Durante la guerra di Spagna milita nelle Brigate Internazionali, la formazione stalinista responsabile di aver soffocato la nascente Rivoluzione del proletariato spagnolo. È fidanzata con Vittorio Vidali, spietato agente della GPU e importante membro del Komintern, che in quei mesi è a capo del famigerato V Reggimento, noto per aver fucilato più anarchici che fascisti e per non aver fornito l’appoggio promesso alle milizie popolari che combattevano contro Franco. Già nel 1929 Vidali aveva assassinato Juan Antonio Mella, probabilmente amante di Tina, che cercava consensi in Messico per dar vita a una rivoluzione a Cuba.
A questo punto arte e militanza si separano: come già accadde al fotografo francese Gaspard-Félix Tournachon, in arte Nadar, con la Comune di Parigi, Tina abbandona la fotografia per concentrarsi integralmente sull’attività politica. Durante il periodo trascorso in Spagna non scatta nessuna foto. Qui incontra intellettuali internazionali di rilievo, come Ernest Hemingway, Robert Capa, Gerda Taro e Pablo Neruda, con cui stringe una forte amicizia. All’arrivo dei franchisti, l’esercito repubblicano lascia Malaga senza tentare alcuna difesa; poi tocca a Madrid cadere, poi a Valencia, a Barcellona è il Komintern a fucilare gli anarchici al posto dei fascisti. Tina non può obiettare ma comincia a capire. Vive la guerra di Spagna con tragicità, vede continuamente i suoi compagni attaccarsi a vicenda, stalinisti contro trozkisti, e questi ultimi sparire nel nulla con frequenza. Alla fine degli anni Trenta è esausta, sfinita. Viaggia a Mosca, che è in preda alla paranoia: chiunque potrebbe essere una spia o un traditore, un trozkista o un controrivoluzionario. Stremata da questo clima, torna in Messico. Poco dopo un sicario mandato da Stalin uccide Lev Trotzki, rifugiato a Città del Messico: da tempo Vidali parlava di un «obiettivo delicato». Poi Stalin firma un patto con Hitler: questo Tina non lo può accettare. In silenzio, lascia Vidali e decide di non rinnovare la tessera del partito comunista.

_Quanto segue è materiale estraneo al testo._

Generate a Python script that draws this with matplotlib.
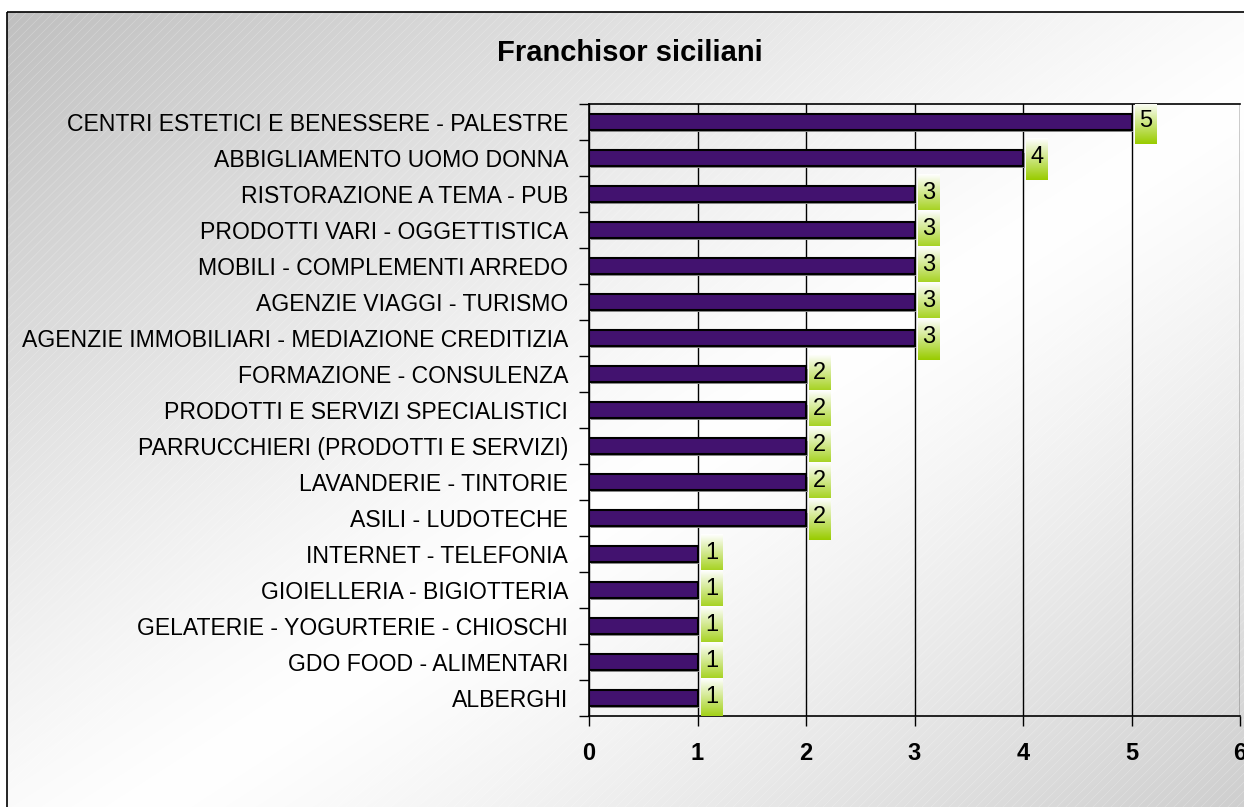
import numpy as np
import matplotlib
matplotlib.use("Agg")
import matplotlib.pyplot as plt
from matplotlib.patches import Rectangle

categories = [
    "CENTRI ESTETICI E BENESSERE - PALESTRE",
    "ABBIGLIAMENTO UOMO DONNA",
    "RISTORAZIONE A TEMA - PUB",
    "PRODOTTI VARI - OGGETTISTICA",
    "MOBILI - COMPLEMENTI ARREDO",
    "AGENZIE VIAGGI - TURISMO",
    "AGENZIE IMMOBILIARI - MEDIAZIONE CREDITIZIA",
    "FORMAZIONE - CONSULENZA",
    "PRODOTTI E SERVIZI SPECIALISTICI",
    "PARRUCCHIERI (PRODOTTI E SERVIZI)",
    "LAVANDERIE - TINTORIE",
    "ASILI - LUDOTECHE",
    "INTERNET - TELEFONIA",
    "GIOIELLERIA - BIGIOTTERIA",
    "GELATERIE - YOGURTERIE - CHIOSCHI",
    "GDO FOOD - ALIMENTARI",
    "ALBERGHI",
]
values = [5, 4, 3, 3, 3, 3, 3, 2, 2, 2, 2, 2, 1, 1, 1, 1, 1]
x_ticks = [0, 1, 2, 3, 4, 5, 6]
title = "Franchisor siciliani"

plt.rcParams['font.family'] = ['Liberation Sans', 'DejaVu Sans']

W, H = 1244, 807
fig = plt.figure(figsize=(W / 100, H / 100), dpi=100)
fig.patch.set_facecolor("white")

# background gradient axes
bg = fig.add_axes([0, 0, 1, 1], zorder=0)
bg.axis("off")
yy, xx = np.mgrid[0:H:2, 0:W:2]
d = (xx / W + yy / H) / 2.0  # 0 top-left, 1 bottom-right
t = np.abs(d - 0.55) / 0.55
g = 1.0 - 0.25 * np.clip(t, 0, 1) ** 1.2
img = np.dstack([g, g, g])
bg.imshow(img, extent=[7, W + 10, H + 10, 12], aspect="auto", interpolation="bilinear", zorder=0)
for c in np.arange(-H, W + H, 9):
    bg.plot([c, c + H], [H + 10, 12], color="white", lw=0.5, alpha=0.25, zorder=1)
bg.add_patch(Rectangle((7, 12), W + 20, H + 20, fill=False, ec="black", lw=1.2, zorder=2))
bg.set_xlim(0, W)
bg.set_ylim(H, 0)

ax = fig.add_axes([589 / W, 1 - 716 / H, (1240 - 589) / W, (716 - 104) / H], zorder=2)
ax.patch.set_alpha(0)

n = len(categories)
ypos = np.arange(n)
ax.barh(ypos + 0.06, values, height=0.42, left=0.015, color="#8c8c8c", linewidth=0, zorder=2.5)
ax.barh(ypos, values, height=0.42, color="#42126f", edgecolor="black", linewidth=1.5, zorder=3)

# green gradient label boxes
grad = np.linspace(0, 1, 64)[:, None]
top = np.array([1.0, 1.0, 1.0])
bot = np.array([0.60, 0.80, 0.0])
gimg = (top[None, None, :] * (1 - grad[..., None]) + bot[None, None, :] * grad[..., None])
for yi, v in zip(ypos, values):
    x0 = v + 0.03
    x1 = v + 0.225
    ax.imshow(gimg, extent=[x0, x1, yi + 0.61, yi - 0.55], aspect="auto", zorder=4,
              interpolation="bilinear")
    ax.text((x0 + x1) / 2, yi - 0.04, str(v), ha="center", va="center", fontsize=17, zorder=5)

ax.set_xlim(0, 6)
ax.set_ylim(n - 0.5, -0.5)
ax.set_xticks(x_ticks)
ax.set_xticklabels([str(x) for x in x_ticks], fontsize=17, fontweight="bold")
ax.set_yticks(ypos)
ax.set_yticklabels(categories, fontsize=16.6)
ax.set_yticks(np.arange(-0.5, n, 1), minor=True)
ax.tick_params(axis="y", which="major", length=0, pad=15)
ax.tick_params(axis="y", which="minor", length=7, width=1, direction="out")
ax.tick_params(axis="x", length=7, width=1, direction="out", pad=12)
ax.grid(axis="x", color="black", lw=1, zorder=1)
for s in ["left", "bottom", "top"]:
    ax.spines[s].set_linewidth(1.2)
ax.spines["right"].set_visible(False)
ax.set_axisbelow(True)

fig.text(630 / W, 1 - 53 / H, title, ha="center", va="center", fontsize=21, fontweight="bold")

fig.savefig("out.png", dpi=100)
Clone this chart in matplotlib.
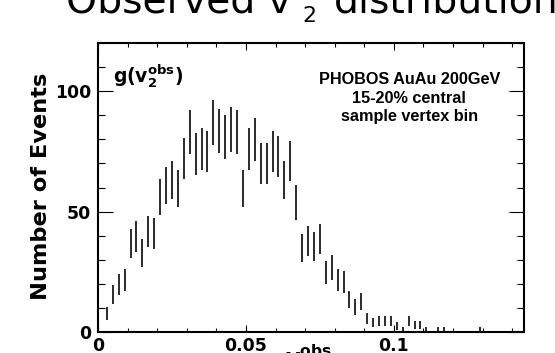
import numpy as np
import matplotlib
matplotlib.use("Agg")
import matplotlib.pyplot as plt
from matplotlib.ticker import FixedLocator, MultipleLocator, FixedFormatter

# ---------------- data ----------------
v2_obs = [0.003, 0.005, 0.007, 0.009, 0.011, 0.013, 0.015, 0.017, 0.019,
          0.021, 0.023, 0.025, 0.027, 0.029, 0.031, 0.033, 0.035, 0.037,
          0.039, 0.041, 0.043, 0.045, 0.047, 0.049, 0.051, 0.053, 0.055,
          0.057, 0.059, 0.061, 0.063, 0.065, 0.067, 0.069, 0.071, 0.073,
          0.075, 0.077, 0.079, 0.081, 0.083, 0.085, 0.087, 0.089, 0.091,
          0.093, 0.095, 0.097, 0.099, 0.101, 0.103, 0.105, 0.107, 0.109,
          0.111, 0.115, 0.117, 0.129]
n_events = [7.6, 15.6, 19.7, 21.6, 36.8, 39.6, 32.7, 41.8, 40.8,
            56.0, 60.8, 63.0, 59.7, 72.1, 82.9, 74.0, 76.0, 75.0,
            86.9, 83.6, 81.0, 84.1, 82.9, 59.7, 76.1, 80.1, 70.0,
            70.0, 75.0, 73.0, 63.0, 71.0, 53.9, 34.8, 37.7, 35.5,
            38.8, 24.7, 26.7, 21.6, 20.8, 13.5, 10.4, 12.7, 5.5,
            4.0, 4.5, 4.5, 4.5, 2.5, 1.0, 4.5, 3.0, 3.0,
            1.0, 1.0, 1.0, 1.0]
n_err = np.sqrt(np.array(n_events))   # Poisson errors

xtick_vals = [0.0, 0.05, 0.1]
xtick_labels = ["0", "0.05", "0.1"]
ytick_vals = [0, 50, 100]
ytick_labels = ["0", "50", "100"]

W, H = 555, 353
plt.rcParams['mathtext.default'] = 'bf'
plt.rcParams['font.family'] = ['DejaVu Sans']

fig = plt.figure(figsize=(W / 100, H / 100), dpi=100)
fig.patch.set_facecolor('white')
ax = fig.add_axes([98 / W, 21 / H, 426 / W, 289 / H])

ax.errorbar(v2_obs, n_events, yerr=n_err, fmt='none', ecolor='#111111',
            elinewidth=1.25, capsize=0)

ax.set_xlim(0, 0.144)
ax.set_ylim(0, 120)

ax.xaxis.set_major_locator(FixedLocator(xtick_vals))
ax.xaxis.set_major_formatter(FixedFormatter(xtick_labels))
ax.xaxis.set_minor_locator(MultipleLocator(0.01))
ax.yaxis.set_major_locator(FixedLocator(ytick_vals))
ax.yaxis.set_major_formatter(FixedFormatter(ytick_labels))
ax.yaxis.set_minor_locator(MultipleLocator(10))

for s in ax.spines.values():
    s.set_linewidth(1.5)
    s.set_color('black')

ax.tick_params(axis='both', which='both', direction='in', top=True, right=True,
               colors='black', width=0.8)
ax.tick_params(axis='x', which='major', length=5.2, pad=3.8)
ax.tick_params(axis='x', which='minor', length=2.6)
ax.tick_params(axis='y', which='major', length=10.8, pad=5)
ax.tick_params(axis='y', which='minor', length=5.0)
for lab in ax.get_xticklabels() + ax.get_yticklabels():
    lab.set_fontweight('bold')
    lab.set_fontsize(12.4)

# ---------------- texts ----------------
fig.text(66 / W, 1 - 12.5 / H, "Observed v", fontsize=28.4, ha='left',
         va='baseline', color='black')
fig.text(302 / W, 1 - 21.5 / H, "2", fontsize=15.8, ha='left',
         va='baseline', color='black')
fig.text(334 / W, 1 - 12.5 / H, "distribution", fontsize=28.4, ha='left',
         va='baseline', color='black')

fig.text(41 / W, 1 - 186 / H, "Number of Events", rotation=90, fontsize=16.2,
         fontweight='bold', ha='center', va='center')

fig.text(285 / W, 10.5 / H, r"$v_2^{obs}$", fontsize=16, ha='left', va='top')

fig.text(113 / W, 1 - 82 / H, r"$g(v_2^{obs})$", fontsize=13.5, ha='left',
         va='baseline')

ann_font = dict(family='Liberation Sans', fontweight='bold', fontsize=11.7,
                ha='center', va='baseline')
fig.text(410 / W, 1 - 83.5 / H, "PHOBOS AuAu 200GeV", **ann_font)
fig.text(409 / W, 1 - 102.5 / H, "15-20% central", **ann_font)
fig.text(410 / W, 1 - 121.5 / H, "sample vertex bin", **ann_font)

fig.savefig("out.png", dpi=100)
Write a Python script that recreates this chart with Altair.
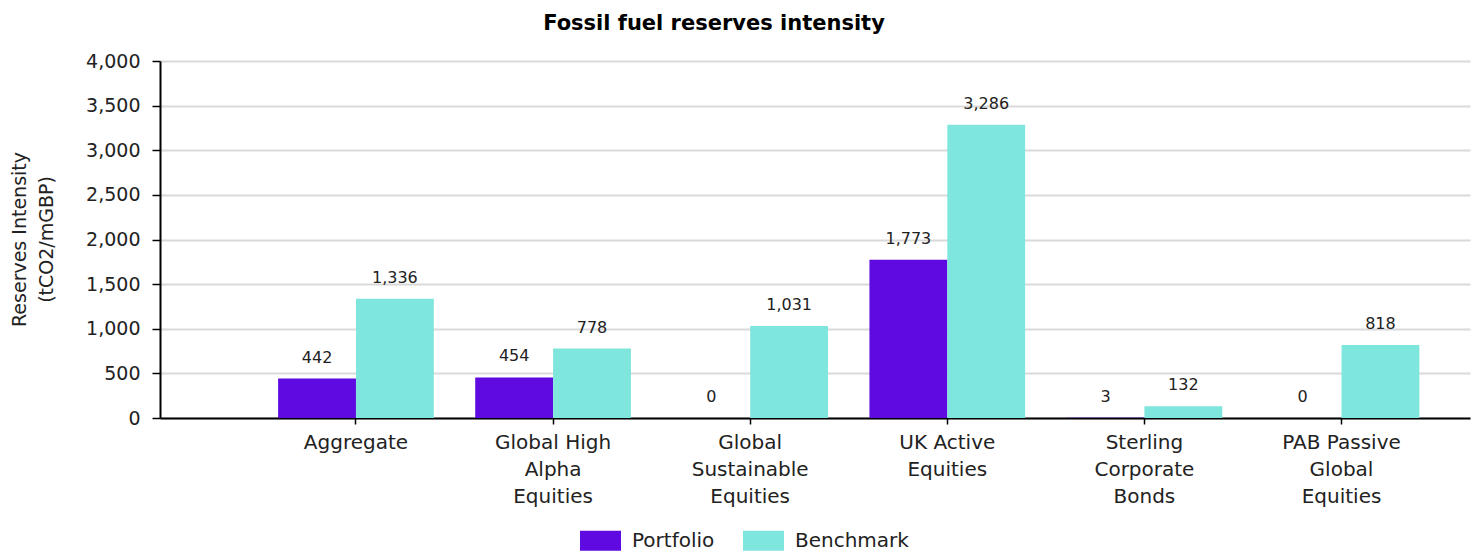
import altair as alt
import pandas as pd

categories = [
    "Aggregate",
    "Global High\nAlpha\nEquities",
    "Global\nSustainable\nEquities",
    "UK Active\nEquities",
    "Sterling\nCorporate\nBonds",
    "PAB Passive\nGlobal\nEquities",
]
series_names = ["Portfolio", "Benchmark"]
portfolio = [442, 454, 0, 1773, 3, 0]
benchmark = [1336, 778, 1031, 3286, 132, 818]
y_ticks = [0, 500, 1000, 1500, 2000, 2500, 3000, 3500, 4000]
colors = ["#5E0AE0", "#7FE6DE"]

rows = []
for c, p, b in zip(categories, portfolio, benchmark):
    rows.append({"category": c, "series": "Portfolio", "value": p})
    rows.append({"category": c, "series": "Benchmark", "value": b})
df = pd.DataFrame(rows)

FONT = "DejaVu Sans"

x_enc = alt.X(
    "category:N",
    sort=categories,
    scale=alt.Scale(paddingInner=0.21, paddingOuter=0.428, align=0.7),
    axis=alt.Axis(
        title=None,
        labelAngle=0,
        labelExpr="split(datum.label, '\\n')",
        labelFont=FONT,
        labelFontSize=20,
        labelColor="#222222",
        labelLineHeight=27,
        labelBaseline="top",
        labelPadding=8,
        tickSize=6,
        tickColor="#000000",
        tickWidth=1.5,
        domainColor="#000000",
        domainWidth=2,
        grid=False,
    ),
)
xoff = alt.XOffset("series:N", sort=series_names, scale=alt.Scale(paddingInner=0))
y_enc = alt.Y(
    "value:Q",
    scale=alt.Scale(domain=[0, 4000], nice=False),
    axis=alt.Axis(
        values=y_ticks,
        format=",.0f",
        title=["Reserves Intensity", "(tCO2/mGBP)"],
        titleFont=FONT,
        titleFontSize=19,
        titleFontWeight="normal",
        titleColor="#222222",
        titleLineHeight=27,
        titleAngle=-90,
        titleX=-150,
        titleY=178,
        titleAlign="center",
        titleBaseline="top",
        labelFont=FONT,
        labelFontSize=19,
        labelColor="#222222",
        labelPadding=12,
        tickSize=8,
        tickColor="#000000",
        tickWidth=1.5,
        domainColor="#000000",
        domainWidth=2,
        gridColor="#D9D9D9",
        gridWidth=2,
    ),
)

bars = alt.Chart(df).mark_bar().encode(
    x=x_enc,
    xOffset=xoff,
    y=y_enc,
    color=alt.Color(
        "series:N",
        sort=series_names,
        scale=alt.Scale(domain=series_names, range=colors),
        legend=alt.Legend(
            title=None,
            orient="none",
            legendX=420,
            legendY=459,
            direction="horizontal",
            symbolType="M-1,-0.49 H1 V0.49 H-1 Z",
            symbolSize=1681,
            symbolStrokeWidth=0,
            labelFont=FONT,
            labelFontSize=20,
            labelColor="#222222",
            labelOffset=11,
            columnPadding=28,
        ),
    ),
)

labels = alt.Chart(df).mark_text(
    font=FONT, fontSize=16, color="#222222", baseline="alphabetic", dy=-16
).encode(
    x=alt.X("category:N", sort=categories),
    xOffset=alt.XOffset("series:N", sort=series_names),
    y=alt.Y("value:Q"),
    text=alt.Text("value:Q", format=",.0f"),
)

chart = (
    alt.layer(bars, labels)
    .properties(
        width=1310,
        height=357,
        title=alt.TitleParams(
            "Fossil fuel reserves intensity",
            font=FONT,
            fontSize=21,
            fontWeight="bold",
            color="#000000",
            anchor="middle",
            dx=-101,
            offset=18,
        ),
        autosize=alt.AutoSizeParams(type="none"),
        padding={"left": 152, "top": 53, "right": 1, "bottom": 136},
    )
    .configure_view(stroke=None)
)

chart.save("out.html", embed_options={"renderer": "svg", "actions": False})
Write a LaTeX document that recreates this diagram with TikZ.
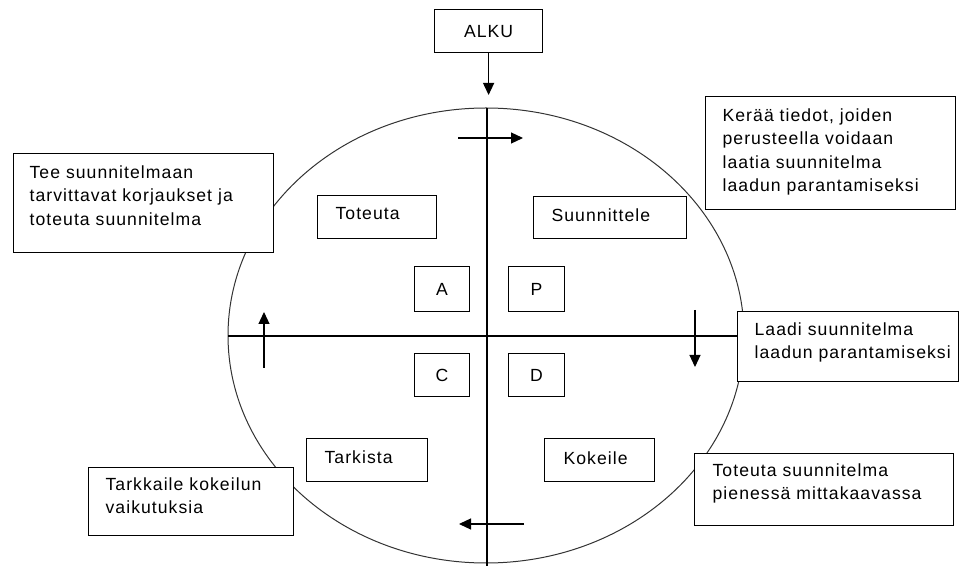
\documentclass[tikz,border=0pt]{standalone}
\usepackage{fontspec}
\setmainfont{Liberation Sans}[LetterSpace=6]
\usetikzlibrary{arrows.meta,calc}

\tikzset{every picture/.style={line width=0.9pt}}
\tikzset{
  box/.style={draw, fill=white, inner sep=0pt, anchor=north west, font=\fontsize{13.2}{17.5}\selectfont},
  boxtext/.style={anchor=north west, inner sep=0pt, align=left, font=\fontsize{13.2}{17.5}\selectfont},
  flow/.style={-{Triangle[length=9pt,width=8.25pt]}},
}

\begin{document}
\begin{tikzpicture}[x=0.75pt,y=0.75pt,yscale=-1,xscale=1]
\useasboundingbox (0,0) rectangle (965,566);

%Ellipse
\draw [color=black!80, line width=0.75pt] (486,335.5) ellipse [x radius=258, y radius=227.5];
%Straight Lines (axes)
\draw (487,108) -- (487,566);
\draw (228,336) -- (745,336);

%Straight Lines (turning arrows)
\draw [flow] (458,138) -- (523,138);
\draw [flow] (695,310) -- (695,367);
\draw [flow] (524,524) -- (459,524);
\draw [flow] (264,368) -- (264,312);

% start
\node (alku) [box, minimum width=81pt, minimum height=32.25pt] at (434,9) {ALKU};
\coordinate (entry) at (487,95);
\draw [flow] (alku.south) -- (alku.south |- entry);

% letters
\node (a) [box, minimum width=41.25pt, minimum height=33.75pt] at (414,266) {A};
\node (p) [box, minimum width=42pt, minimum height=33.75pt] at (508,266) {P};
\node (c) [box, minimum width=41.25pt, minimum height=32.25pt] at (414,353) {C};
\node (d) [box, minimum width=42pt, minimum height=32.25pt] at (508,353) {D};

% phases
\node (toteuta) [box, minimum width=89.25pt, minimum height=32.25pt] at (317,195) {};
\node (toteutatext) [boxtext] at ($(toteuta.north west)+(18,12)$) {Toteuta};
\node (suunnittele) [box, minimum width=114.75pt, minimum height=31.5pt] at (533,196) {};
\node (suunnitteletext) [boxtext] at ($(suunnittele.north west)+(18,12)$) {Suunnittele};
\node (tarkista) [box, minimum width=90.75pt, minimum height=32.25pt] at (306,438) {};
\node (tarkistatext) [boxtext] at ($(tarkista.north west)+(18,12)$) {Tarkista};
\node (kokeile) [box, minimum width=82.5pt, minimum height=32.25pt] at (544,438) {};
\node (kokeiletext) [boxtext] at ($(kokeile.north west)+(19,13)$) {Kokeile};

% descriptions
\node (tee) [box, minimum width=195pt, minimum height=74.25pt] at (13,153) {};
\node (teetext) [boxtext] at ($(tee.north west)+(16,12)$) {Tee suunnitelmaan\\tarvittavat korjaukset ja\\toteuta suunnitelma};
\node (keraa) [box, minimum width=187.5pt, minimum height=84.75pt] at (705,96) {};
\node (keraatext) [boxtext] at ($(keraa.north west)+(17,12)$) {Kerää tiedot, joiden\\perusteella voidaan\\laatia suunnitelma\\laadun parantamiseksi};
\node (laadi) [box, minimum width=165.75pt, minimum height=52.5pt] at (737,311) {};
\node (laaditext) [boxtext] at ($(laadi.north west)+(17,11)$) {Laadi suunnitelma\\laadun parantamiseksi};
\node (pieni) [box, minimum width=194.25pt, minimum height=54pt] at (694,453) {};
\node (pienitext) [boxtext] at ($(pieni.north west)+(18,10)$) {Toteuta suunnitelma\\pienessä mittakaavassa};
\node (tarkkaile) [box, minimum width=153.75pt, minimum height=51pt] at (88,467) {};
\node (tarkkailetext) [boxtext] at ($(tarkkaile.north west)+(17,10)$) {Tarkkaile kokeilun\\vaikutuksia};

\end{tikzpicture}
\end{document}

Nel 1942 viene invitata a una cena a cui è presente Vidali. Subito dopo viene colpita da un misterioso malore. Sarà ritrovata morta sul taxi abbandonato che avrebbe dovuto condurla in ospedale, stessa sorte di numerosi oppositori dello stalinismo. Ma lei è una donna, e per i giornali del Komintern una donna che non sta al proprio posto è sicuramente non solo una controrivoluzionaria ma anche «una zoccola dei trozkisti».
Oggi a Città del Messico un murale di Diego Rivera la ritrae (ultima a destra) mentre distribuisce armi agli insorti, come ringraziamento per la magnifica rappresentazione della società messicana che questa donna ha lasciato all’umanità.